How active protection changes the equation
Unlike passive armor, active protection works in real time. It senses danger and reacts before a direct impact occurs. For armored vehicles, that matters in environments where enemy forces rely on guided missiles, rocket-propelled weapons, or other anti-tank munitions.
For the ACV, the value is not only about protecting the platform itself. It is also about improving the survivability of the crew and embarked Marines during landing operations, movement under fire, or maneuvering near contested areas.
Why drones matter here too
A notable point is that systems of this kind may also help against incoming drones. Their main purpose remains countering anti-armor threats, but the ability to detect and respond quickly makes them relevant in battlefields where small aerial threats are becoming more common.
That does not make active protection a replacement for dedicated counter-UAS tools. But it can become one more layer in a broader defensive setup, especially for vehicles operating close to the front line.
Why this upgrade matters now
Modern armored forces face a dense threat environment: anti-tank missiles, loitering munitions, attack drones, and short-range ambush weapons. In that reality, armor alone is no longer enough. Militaries are increasingly looking for systems that can disrupt an attack before it connects.
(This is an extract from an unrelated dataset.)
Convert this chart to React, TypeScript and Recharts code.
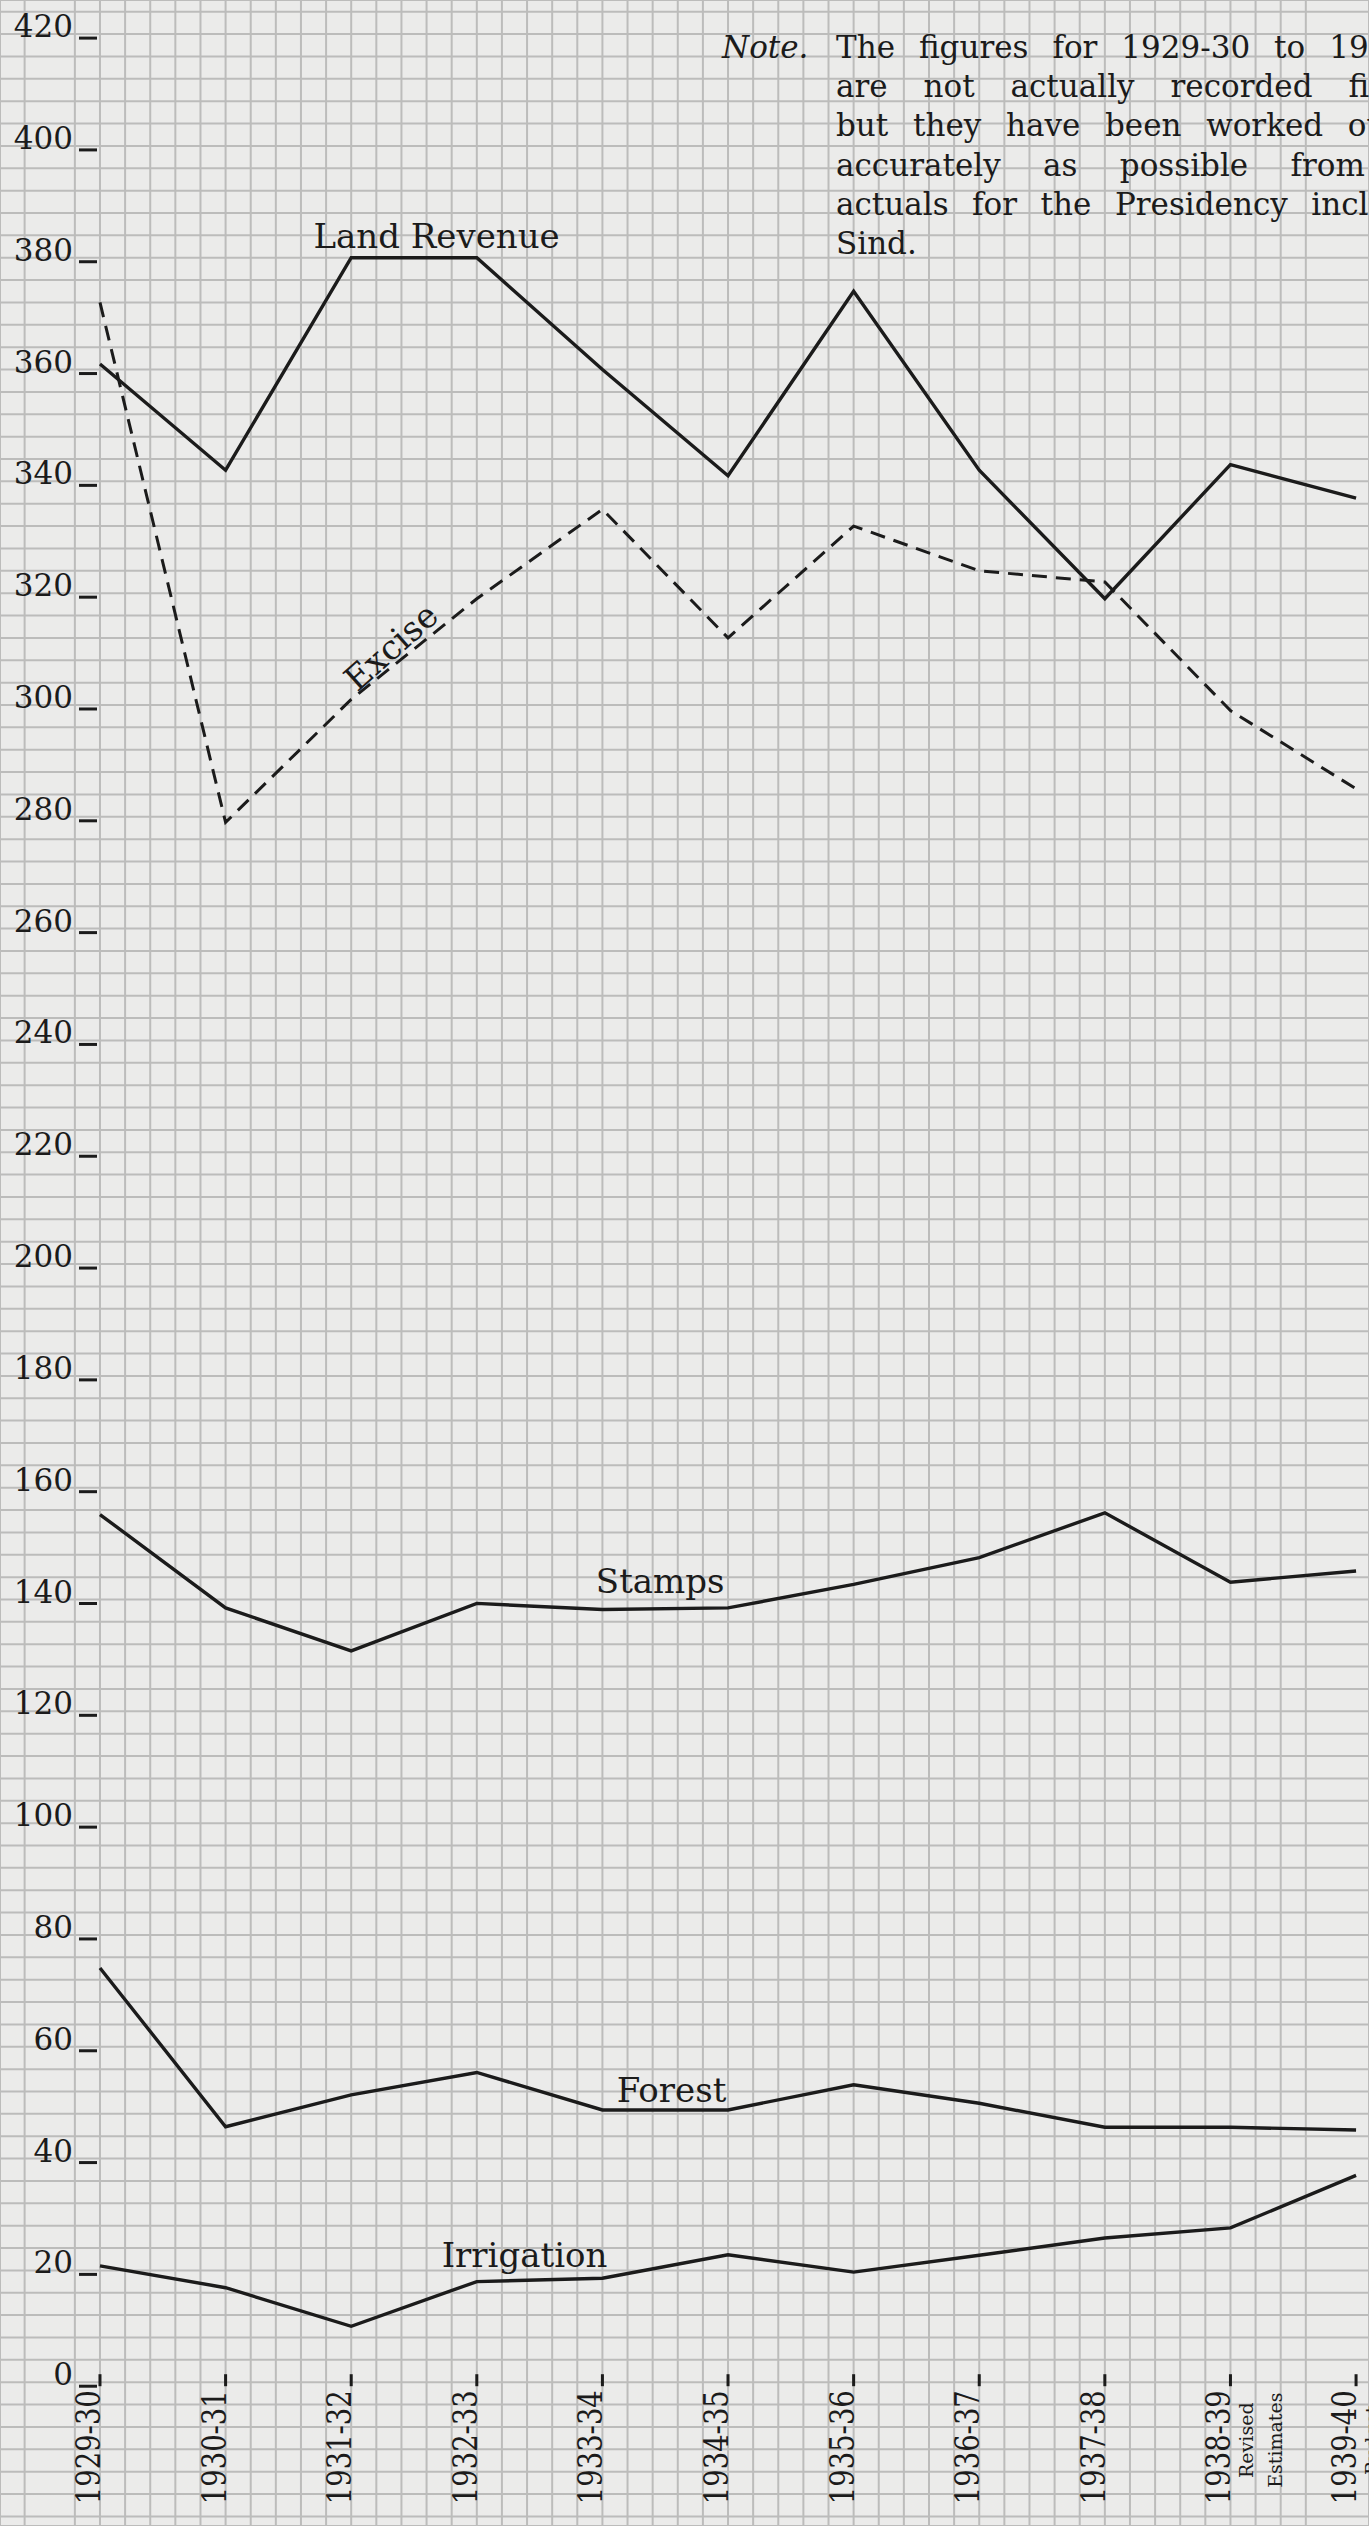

For an amphibious vehicle, this is especially important. It must remain mobile, support force projection from sea to shore, and still survive in areas where threats can emerge quickly and from multiple directions.
Bottom line
Adding active protection to the ACV is a practical step toward improving vehicle survivability. It will not replace armor, electronic warfare, or tactical discipline, but it can significantly improve the vehicle’s odds against modern threats — including some airborne ones.